Trois spectacles sont néanmoins sélectionnés pour la grande finale des Victoires du Mardi-Gras:

- Un groupe d’étrilles de Sarzeau montées sur d’étranges machines à pédales et vêtues de maillots multicolores vantant des marques commerciales bien connues. Même une spécialisée dans la mayonnaise ce qui fait réagir différemment le public. Du type choqué « ça se fait pas ! » pour les vielles étrilles. Mais franche rigolade des plus jeunes qui y voit l’esprit Charlie Hebdo. Belle ovation toutefois. La présidente demande aux étrilles sarzeautines de rejoindre leur place dans l’attente de la décision du jury. Mais non elles s’en vont car elles ont un rendez-vous aux antipodes qu’elles ne peuvent reporter. Huées du public. La présidente, usant d’un pouvoir discrétionnaire qu’elle n’a pas, décide de les disqualifier sous réserve de l’appréciation souveraine du jury. Battements de pinces à tout rompre de l’assistance.

- Puis se présente une étrille vannetaise. Plutôt grande avec un foulard bleu façon baroudeur habitué du fameux raidMairie/La Gare. Le teint un peu marqué comme si l’étrille était déjà cuite. Déguisement bien sûr. L’étrille se lance dans une histoire totalement rocambolesque où il est question d’un tunnel sous-marin réservé aux seules étrilles mais où il n’y a pas une goutte d’eau. Le public est conquis par ce conte aussi drolatique qu’absurde.

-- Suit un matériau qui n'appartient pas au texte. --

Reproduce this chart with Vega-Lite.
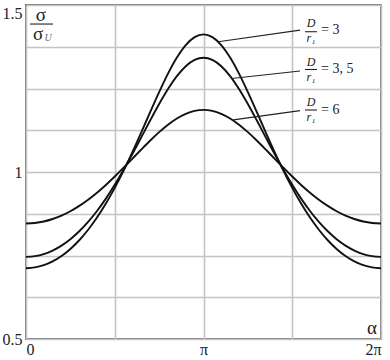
{
  "$schema": "https://vega.github.io/schema/vega-lite/v6.json",
  "width": 355,
  "height": 334,
  "autosize": {"type": "none"},
  "padding": {"left": 26, "top": 5, "right": 9, "bottom": 21},
  "background": "white",
  "config": {
    "view": {"stroke": "#7a7a7a", "strokeWidth": 2},
    "axis": {"grid": true, "gridColor": "#c4c4c4", "gridWidth": 1.6, "domain": false, "ticks": false, "labelFont": "Times New Roman, Liberation Serif, DejaVu Serif, serif", "labelFontSize": 16, "labelColor": "#222", "title": null}
  },
  "datasets": {
    "curves": [
      {"a": 0, "d3": 0.712, "d35": 0.746, "d6": 0.846},
      {"a": 0.05, "d3": 0.7143, "d35": 0.7481, "d6": 0.8475},
      {"a": 0.1, "d3": 0.7211, "d35": 0.7543, "d6": 0.8519},
      {"a": 0.15, "d3": 0.7325, "d35": 0.7649, "d6": 0.8593},
      {"a": 0.2, "d3": 0.7486, "d35": 0.7797, "d6": 0.8695},
      {"a": 0.25, "d3": 0.7697, "d35": 0.7988, "d6": 0.8826},
      {"a": 0.3, "d3": 0.7957, "d35": 0.8225, "d6": 0.8985},
      {"a": 0.35, "d3": 0.827, "d35": 0.8506, "d6": 0.9171},
      {"a": 0.4, "d3": 0.8635, "d35": 0.8833, "d6": 0.9381},
      {"a": 0.45, "d3": 0.9054, "d35": 0.9203, "d6": 0.9613},
      {"a": 0.5, "d3": 0.9525, "d35": 0.9616, "d6": 0.9864},
      {"a": 0.55, "d3": 1.0044, "d35": 1.0066, "d6": 1.0129},
      {"a": 0.6, "d3": 1.0605, "d35": 1.0546, "d6": 1.0403},
      {"a": 0.65, "d3": 1.1195, "d35": 1.1045, "d6": 1.0677},
      {"a": 0.7, "d3": 1.1799, "d35": 1.1548, "d6": 1.0944},
      {"a": 0.75, "d3": 1.2391, "d35": 1.2035, "d6": 1.1193},
      {"a": 0.8, "d3": 1.2945, "d35": 1.2484, "d6": 1.1416},
      {"a": 0.85, "d3": 1.3425, "d35": 1.287, "d6": 1.1603},
      {"a": 0.9, "d3": 1.38, "d35": 1.3168, "d6": 1.1743},
      {"a": 0.95, "d3": 1.4038, "d35": 1.3356, "d6": 1.183},
      {"a": 1.0, "d3": 1.412, "d35": 1.342, "d6": 1.186},
      {"a": 1.05, "d3": 1.4038, "d35": 1.3356, "d6": 1.183},
      {"a": 1.1, "d3": 1.38, "d35": 1.3168, "d6": 1.1743},
      {"a": 1.15, "d3": 1.3425, "d35": 1.287, "d6": 1.1603},
      {"a": 1.2, "d3": 1.2945, "d35": 1.2484, "d6": 1.1416},
      {"a": 1.25, "d3": 1.2391, "d35": 1.2035, "d6": 1.1193},
      {"a": 1.3, "d3": 1.1799, "d35": 1.1548, "d6": 1.0944},
      {"a": 1.35, "d3": 1.1195, "d35": 1.1045, "d6": 1.0677},
      {"a": 1.4, "d3": 1.0605, "d35": 1.0546, "d6": 1.0403},
      {"a": 1.45, "d3": 1.0044, "d35": 1.0066, "d6": 1.0129},
      {"a": 1.5, "d3": 0.9525, "d35": 0.9616, "d6": 0.9864},
      {"a": 1.55, "d3": 0.9054, "d35": 0.9203, "d6": 0.9613},
      {"a": 1.6, "d3": 0.8635, "d35": 0.8833, "d6": 0.9381},
      {"a": 1.65, "d3": 0.827, "d35": 0.8506, "d6": 0.9171},
      {"a": 1.7, "d3": 0.7957, "d35": 0.8225, "d6": 0.8985},
      {"a": 1.75, "d3": 0.7697, "d35": 0.7988, "d6": 0.8826},
      {"a": 1.8, "d3": 0.7486, "d35": 0.7797, "d6": 0.8695},
      {"a": 1.85, "d3": 0.7325, "d35": 0.7649, "d6": 0.8593},
      {"a": 1.9, "d3": 0.7211, "d35": 0.7543, "d6": 0.8519},
      {"a": 1.95, "d3": 0.7143, "d35": 0.7481, "d6": 0.8475},
      {"a": 2.0, "d3": 0.712, "d35": 0.746, "d6": 0.846}
    ],
    "leaders": [
      {"a": 1.083, "v": 1.39, "a2": 1.5437, "v2": 1.425},
      {"a": 1.159, "v": 1.28, "a2": 1.5437, "v2": 1.3024},
      {"a": 1.168, "v": 1.156, "a2": 1.5437, "v2": 1.1835}
    ],
    "bars": [
      {"a": 1.572, "a2": 1.639, "v": 1.42},
      {"a": 1.572, "a2": 1.639, "v": 1.3069},
      {"a": 1.572, "a2": 1.639, "v": 1.1856},
      {"a": 0.0225, "a2": 0.152, "v": 1.443}
    ],
    "italics": [
      {"a": 1.6056, "v": 1.4461, "t": "D"},
      {"a": 1.6056, "v": 1.4012, "t": "r₁"},
      {"a": 1.6056, "v": 1.3293, "t": "D"},
      {"a": 1.6056, "v": 1.2844, "t": "r₁"},
      {"a": 1.6056, "v": 1.2096, "t": "D"},
      {"a": 1.6056, "v": 1.1647, "t": "r₁"}
    ],
    "eqs": [
      {"a": 1.662, "v": 1.425, "t": "= 3"},
      {"a": 1.662, "v": 1.3069, "t": "= 3, 5"},
      {"a": 1.662, "v": 1.1856, "t": "= 6"}
    ],
    "greek": [
      {"a": 0.0845, "v": 1.47, "t": "σ"},
      {"a": 0.068, "v": 1.413, "t": "σ"},
      {"a": 1.949, "v": 0.533, "t": "α"}
    ],
    "sub": [
      {"a": 0.125, "v": 1.402, "t": "U"}
    ]
  },
  "encoding": {
    "x": {"field": "a", "type": "quantitative", "scale": {"domain": [0, 2], "nice": false, "zero": false},
      "axis": {"values": [0, 0.5, 1, 1.5, 2], "labelExpr": "datum.value == 0 ? '0' : datum.value == 1 ? 'π' : datum.value == 2 ? '2π' : ''", "labelFlush": true, "labelPadding": 2}},
    "y": {"field": "v", "type": "quantitative", "scale": {"domain": [0.5, 1.5], "nice": false, "zero": false},
      "axis": {"values": [0.5, 0.625, 0.75, 0.875, 1, 1.125, 1.25, 1.375, 1.5], "labelExpr": "datum.value == 0.5 ? '0.5' : datum.value == 1 ? '1' : datum.value == 1.5 ? '1.5' : ''", "labelPadding": 4, "labelBaseline": {"condition": {"test": "datum.value == 1.5", "value": "top"}, "value": "middle"}}}
  },
  "layer": [
    {
      "data": {"name": "curves"},
      "transform": [{"fold": ["d3", "d35", "d6"], "as": ["k", "v"]}],
      "mark": {"type": "line", "color": "#111", "strokeWidth": 1.9, "interpolate": "monotone"},
      "encoding": {"detail": {"field": "k"}}
    },
    {
      "data": {"name": "leaders"},
      "mark": {"type": "rule", "color": "#222", "strokeWidth": 1.2},
      "encoding": {"x2": {"field": "a2"}, "y2": {"field": "v2"}}
    },
    {
      "data": {"name": "bars"},
      "mark": {"type": "rule", "color": "#222", "strokeWidth": 1.1},
      "encoding": {"x2": {"field": "a2"}}
    },
    {
      "data": {"name": "italics"},
      "mark": {"type": "text", "font": "Times New Roman, Liberation Serif, DejaVu Serif, serif", "fontStyle": "italic", "fontSize": 12, "color": "#222", "align": "center", "baseline": "middle"},
      "encoding": {"text": {"field": "t"}}
    },
    {
      "data": {"name": "eqs"},
      "mark": {"type": "text", "font": "Times New Roman, Liberation Serif, DejaVu Serif, serif", "fontSize": 14, "color": "#222", "align": "left", "baseline": "middle"},
      "encoding": {"text": {"field": "t"}}
    },
    {
      "data": {"name": "greek"},
      "mark": {"type": "text", "font": "Times New Roman, Liberation Serif, DejaVu Serif, serif", "fontSize": 19, "color": "#222", "align": "center", "baseline": "middle"},
      "encoding": {"text": {"field": "t"}}
    },
    {
      "data": {"name": "sub"},
      "mark": {"type": "text", "font": "Times New Roman, Liberation Serif, DejaVu Serif, serif", "fontStyle": "italic", "fontSize": 10, "color": "#666", "align": "center", "baseline": "middle"},
      "encoding": {"text": {"field": "t"}}
    }
  ]
}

- Et arrive une étrille, ponte du département. Allure sobre, tenue noire, petites lunettes inquisitrices, tonsure bien entretenue au point d’en paraître naturelle. Sur le ton d’un prédicateur, il se lance dans un long monologue contre la justice de son pays. Dès l’introduction il lance « cette intrusion de la justice dans le domaine politique pose un vrai problème institutionnel ». Damned comme on dit dans les BD, il parle de la pénélopegate. Et de poursuivre : « les juges aujourd'hui s'arroge[nt] le droit de faire ou de défaire un Président de la République ». Puis long développement avant de conclure : « il est vrai que certains magistrats, en particulier les représentants du syndicat de la magistrature, ont un comportement et tiennent des propos qui font douter de l'existence chez eux de la moindre éthique professionnelle ». En matière d’éthique, ces juges auraient dû préalablement consulter cet éminent spécialiste du népotisme. Alors maire de Vannes, n’avait-il pas pris comme directeur de cabinet son fiston Jean-Baptiste ? Député, le même fiston n'était-il-pas son assistant parlementaire ? Défait aux législatives il rebondit au département et en devient le président. Pour occuper le fiston, ne le nomme-t-on pas aligneur en chef des menhirs à Carnac par la création d’une association loi 1901 subventionnée devinez par qui : le département. Le grand théâtre sous-marin de Conleau applaudit à tout rompre pour saluer l’histoire abracadabrantesque qui vient de lui être comptée et le talent, l’immense talent tartuffien de l’acteur.

 

Intervient la remise des prix des Victoires du Mardi-Gras :

- le bronze aux cyclistes sarzeautines avec un bidon d’huile pour graisser leur chaîne car ça grinçait fort à leur départ,

- l’argent pour l’étrille vannetaise avec un bon de nettoyage pour son foulard de baroudeur plus un seau en inox pour alimenter en eau le tunnel sous-marin en attendant que Vinci corrige la situation,

- l’or pour le ponte du département avec un voyage en bus à Sablé sur Sarthe. Seulement l’aller a décidé le jury à l’unanimité.